Finding a silver lining. In the recent past somethings in my life have happened that are just right crazy! Crazy I say... and not in a crazy good kinda way either. A crazy "have you lost your ever loving mind" kinda way. Yup.. that kind. I am a positive person and I always have been a girl with a glass half full... It might be full of crazy, but it is always half full. I like to look on the bright side of things. It helps me keep going. I learned from a young age that life is not perfect. We do not live in a bubble, even though that would be lovely and I am still trying to find one that WILL work for my children! Life is not full of all lovely things, and bad decisions and choices can make it even worse. I firmly believe though that God can use all situations to teach us things. Lately, I have been thinking what in the world is the "silver lining" of all of this. At first I came up blank.... blank as can be. I didn't see any good or even any "well, maybe that is what it was teaching me" moments. That frustrated me, because I am always one to find something there... even if it is just a glimmer. It was a hopeless feeling. Then I had a lovely lovely mentor of mine tell me, " just wait.. it may not be today or tomorrow or this year, but it's coming. You will need to use the things you have learned to help someone who will be going through a similar situation as the one you went through. Someone will need YOUR help to get out of the hole. God will bring them to you, so you can use THIS as a way to help someone else. There it was. It took my person.. that God sent to me to tell me that... and now I get it. I don't have that hopeless feeling anymore. I can take the "crazy have you lost your ever loving mind"  and turn it into something good in the end! With God... all those crazy things can be turned into good if you are willing to let Him lead you! I am trying to do that... it scares me sometimes to not know when... today, tomorrow, ten years from now who or what might need me, but it excites me too. It scares me, because I am still human and still freak out! I need to stop that, because it's okay. Everything will be okay, because NO matter what, if I keep myself turned toward God and seeking him out he will keep me safe and prepared. 

We have all had our "have you lost your ever loving mind" crazy moments.... some crazier than others, but they are there! Take those moments and learn from them. Ask God to forgive you and forgive yourself. Then let God make you better. Choose to let God lead your heart. Ask him to fill you up with his presence! It's easier said than done... I fail daily with this and struggle, but I must always come back. God loves me. He loves you. He loves sinners... each and everyone of us. Goodness, he sent his son to die the most ugly cruel death for you and for me. I cant imagine having the strength to send my Ari to be beat up, spat on, and then nailed to the cross. I get my momma feathers ruffled when someone cuts in line in front of him for the water slide. I honestly CANNOT imagine watching him get hurt, but what I do know is that God LOVES us enough that HE did do that....HE loves us in a crazy full over the top, unconditional, forever and ever kinda way. 

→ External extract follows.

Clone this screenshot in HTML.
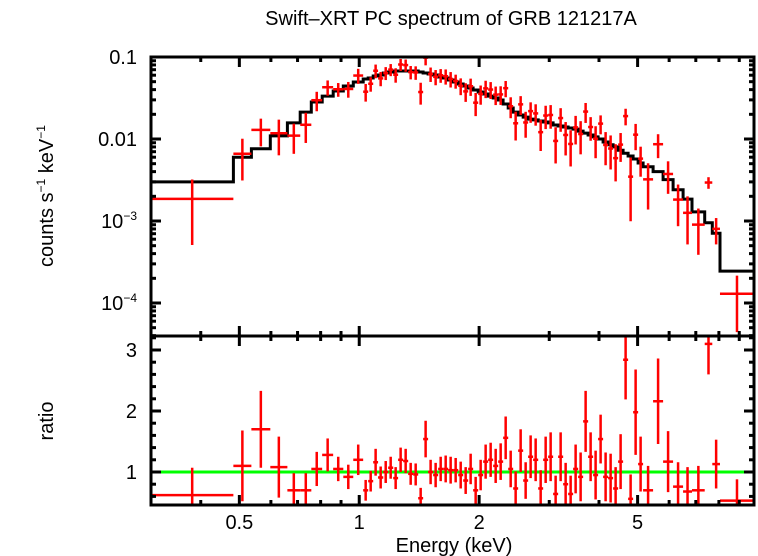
<!DOCTYPE html>
<html><head><meta charset="utf-8"><style>
html,body{margin:0;padding:0;background:#fff;}
svg{display:block;font-family:"Liberation Sans",sans-serif;}
</style></head><body>
<svg id="chart" width="758" height="556" viewBox="0 0 758 556" xmlns="http://www.w3.org/2000/svg">
<text x="451" y="25" font-size="20" text-anchor="middle">Swift–XRT PC spectrum of GRB 121217A</text>
<g id="marks"></g>
<g id="axes"></g>
<text x="454" y="552" font-size="20" text-anchor="middle">Energy (keV)</text>
<text transform="translate(53,196) rotate(-90)" font-size="20" text-anchor="middle">counts s<tspan font-size="12" dy="-8">−1</tspan><tspan dy="8"> keV</tspan><tspan font-size="12" dy="-8">−1</tspan></text>
<text transform="translate(53,421) rotate(-90)" font-size="20" text-anchor="middle">ratio</text>
</svg>
<script>
const binEdges=[0.300,0.483,0.536,0.598,0.660,0.711,0.758,0.807,0.860,0.912,0.966,1.023,1.053,1.084,1.115,1.149,1.182,1.217,1.252,1.289,1.327,1.366,1.406,1.447,1.489,1.533,1.578,1.625,1.672,1.721,1.772,1.824,1.877,1.932,1.989,2.047,2.107,2.169,2.233,2.298,2.366,2.435,2.506,2.580,2.655,2.733,2.814,2.896,2.981,3.068,3.158,3.251,3.346,3.444,3.545,3.649,3.756,3.866,3.979,4.096,4.216,4.340,4.467,4.598,4.733,4.872,5.015,5.161,5.468,5.794,6.138,6.503,6.848,7.37,7.70,8.05,9.8];
const modelRate=[0.0030,0.0060,0.0076,0.0109,0.0157,0.0213,0.0283,0.0334,0.0385,0.0443,0.0495,0.0539,0.0555,0.0586,0.0603,0.0638,0.0656,0.0675,0.0675,0.0675,0.0675,0.0675,0.0656,0.0638,0.0620,0.0603,0.0570,0.0555,0.0524,0.0495,0.0469,0.0443,0.0419,0.0396,0.0374,0.0354,0.0334,0.0316,0.0299,0.0267,0.0239,0.0213,0.0196,0.0185,0.0175,0.0171,0.0166,0.0161,0.0157,0.0148,0.0144,0.0140,0.0136,0.0132,0.0125,0.0118,0.0112,0.0106,0.0100,0.0092,0.0085,0.0080,0.0073,0.0067,0.0062,0.0057,0.0051,0.0046,0.0040,0.0032,0.0024,0.00185,0.00129,0.00095,0.00071,0.000245];
const ratioVal=[0.62,1.10,1.70,1.08,0.70,0.70,1.05,1.28,1.05,0.92,1.20,0.70,0.85,1.16,0.91,1.00,1.07,0.90,1.20,1.18,0.97,0.96,0.57,1.54,1.00,0.95,1.05,1.05,1.03,1.03,0.95,0.86,1.05,0.70,0.95,1.17,1.20,1.10,1.17,1.56,1.05,0.73,1.35,0.86,1.25,1.20,0.73,1.20,1.25,0.64,1.25,0.80,0.64,1.05,0.92,1.83,1.25,0.95,1.54,0.92,0.90,0.73,1.17,2.84,0.56,1.98,1.13,0.70,2.16,1.17,0.76,0.68,0.70,3.10,1.13,0.53];
const ratioErr=[0.45,0.58,0.63,0.50,0.28,0.28,0.28,0.27,0.20,0.20,0.25,0.17,0.17,0.22,0.18,0.18,0.18,0.18,0.20,0.20,0.18,0.18,0.17,0.30,0.20,0.20,0.20,0.22,0.22,0.20,0.22,0.22,0.25,0.22,0.25,0.28,0.28,0.28,0.30,0.35,0.30,0.28,0.35,0.30,0.35,0.35,0.30,0.38,0.40,0.30,0.40,0.35,0.30,0.40,0.40,0.50,0.40,0.40,0.40,0.40,0.40,0.35,0.45,0.65,0.40,0.70,0.45,0.40,0.70,0.50,0.40,0.40,0.40,0.50,0.40,0.35];
const xTickMajor=[0.5,1,2,5];
const xTickLabels=["0.5","1","2","5"];
const xTickMinor=[0.3,0.4,0.6,0.7,0.8,0.9,3,4,6,7,8,9];
const ratioTickMajor=[1,2,3];
const ratioTickMinor=[0.6,0.8,1.2,1.4,1.6,1.8,2.2,2.4,2.6,2.8,3.2];

const NS="http://www.w3.org/2000/svg";
const L=151,R=754,T1=57,B1=336,T2=336,B2=505;
const xMinLog=Math.log10(0.30),xMaxLog=Math.log10(9.8);
function xs(e){return L+(Math.log10(e)-xMinLog)/(xMaxLog-xMinLog)*(R-L);}
const yTopMax=-1,yTopMin=-1-(B1-T1)/82;
function yt(v){const lv=Math.log10(Math.max(v,1e-7));return T1+(yTopMax-lv)/(yTopMax-yTopMin)*(B1-T1);}
const rMax=1+(472-T2)/61,rMin=1-(B2-472)/61;
function yr(r){return T2+(rMax-r)/(rMax-rMin)*(B2-T2);}
function cl(y,a,b){return Math.max(a,Math.min(b,y));}
const marks=document.getElementById('marks'),axes=document.getElementById('axes');
function line(p,x1,y1,x2,y2,c,w){const l=document.createElementNS(NS,'line');l.setAttribute('x1',x1);l.setAttribute('y1',y1);l.setAttribute('x2',x2);l.setAttribute('y2',y2);l.setAttribute('stroke',c);l.setAttribute('stroke-width',w);p.appendChild(l);return l;}
function text(p,x,y,s,anchor){const t=document.createElementNS(NS,'text');t.setAttribute('x',x);t.setAttribute('y',y);t.setAttribute('font-size','20');t.setAttribute('text-anchor',anchor);t.textContent=s;p.appendChild(t);return t;}

let d='';
for(let i=0;i<modelRate.length;i++){const x1=xs(binEdges[i]),x2=xs(binEdges[i+1]),y=cl(yt(modelRate[i]),T1,B1);d+=(i===0?'M':'L')+x1.toFixed(1)+','+y.toFixed(1)+'L'+x2.toFixed(1)+','+y.toFixed(1);}
const mp=document.createElementNS(NS,'path');
mp.setAttribute('d',d);mp.setAttribute('fill','none');mp.setAttribute('stroke','#000');mp.setAttribute('stroke-width','3');


marks.appendChild(mp);

const gl=line(marks,L,yr(1),R,yr(1),'#00ff00',3);



for(let i=0;i<ratioVal.length;i++){
  const x1=xs(binEdges[i]),x2=xs(binEdges[i+1]),xc=xs(Math.sqrt(binEdges[i]*binEdges[i+1]));
  const m=modelRate[i],r=ratioVal[i],e=ratioErr[i];
  const g=document.createElementNS(NS,'g');
  
  
  const v=r*m,vh=(r+e)*m,vl=Math.max((r-e)*m,1e-7);
  const yv=yt(v);
  if(yv>=T1&&yv<=B1){line(g,x1,yv,x2,yv,'#ff0000',2.5);}
  line(g,xc,cl(yt(vh),T1,B1),xc,cl(yt(vl),T1,B1),'#ff0000',2.5);
  const yrv=yr(r);
  if(yrv>=T2&&yrv<=B2){line(g,x1,yrv,x2,yrv,'#ff0000',2.5);}
  line(g,xc,cl(yr(r+e),T2,B2),xc,cl(yr(r-e),T2,B2),'#ff0000',2.5);
  marks.appendChild(g);
}

[[T1,B1],[T2,B2]].forEach(([t,b],k)=>{
  const rc=document.createElementNS(NS,'rect');
  rc.setAttribute('x',L);rc.setAttribute('y',t);rc.setAttribute('width',R-L);rc.setAttribute('height',b-t);
  rc.setAttribute('fill','none');rc.setAttribute('stroke','#000');rc.setAttribute('stroke-width','3');
  
  
  axes.appendChild(rc);
  xTickMajor.forEach(e=>{const x=xs(e);line(axes,x,t,x,t+10,'#000',3);line(axes,x,b,x,b-10,'#000',3);});
  xTickMinor.forEach(e=>{const x=xs(e);line(axes,x,t,x,t+5,'#000',3);line(axes,x,b,x,b-5,'#000',3);});
});
xTickMajor.forEach((e,i)=>{const t=text(axes,xs(e),529,xTickLabels[i],'middle');

});
for(let dec=-5;dec<=-1;dec++){
  for(let k=1;k<=9;k++){const v=k*Math.pow(10,dec);const y=yt(v);if(y<T1-0.5||y>B1+0.5)continue;const len=k===1?10:5;line(axes,L,y,L+len,y,'#000',3);line(axes,R,y,R-len,y,'#000',3);}
}
const topLabels=[[0.1,'0.1'],[0.01,'0.01']];
topLabels.forEach(([v,s])=>{const t=text(axes,137,yt(v)+7,s,'end');

});
[[1e-3,'−3'],[1e-4,'−4']].forEach(([v,s])=>{const t=document.createElementNS(NS,'text');t.setAttribute('x',137);t.setAttribute('y',yt(v)+7);t.setAttribute('font-size','20');t.setAttribute('text-anchor','end');
t.innerHTML='10<tspan font-size="12" dy="-8">'+s+'</tspan>';


axes.appendChild(t);});
ratioTickMajor.forEach(r=>{const y=yr(r);line(axes,L,y,L+10,y,'#000',3);line(axes,R,y,R-10,y,'#000',3);
const t=text(axes,137,y+7,String(r),'end');

});
ratioTickMinor.forEach(r=>{const y=yr(r);if(y<T2||y>B2)return;line(axes,L,y,L+5,y,'#000',3);line(axes,R,y,R-5,y,'#000',3);});
</script>
</body></html>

So, I take hope in that. That even though I failed Him, I can now take the lessons learned and use it to glorify him.

Don't lose hope on yourself. God never does. He is always there waiting and willingly ready to forgive you and help you. You just gotta let Him. Don't take my word for it... listen to the bible. In 1 John 1:9 (from The Message) it says, " if we admit our sins, he won't let us down, he'll be true to himself. He'll forgive our sins and purge us of all wrong-doing." 

When I was really down, my mentor told me to read a passage in the bible. Ephesians 2:7-10. Those verses really helped me. I read them out of The Message. I encourage you to all go read those verses! They have helped me and continue to help me everyday.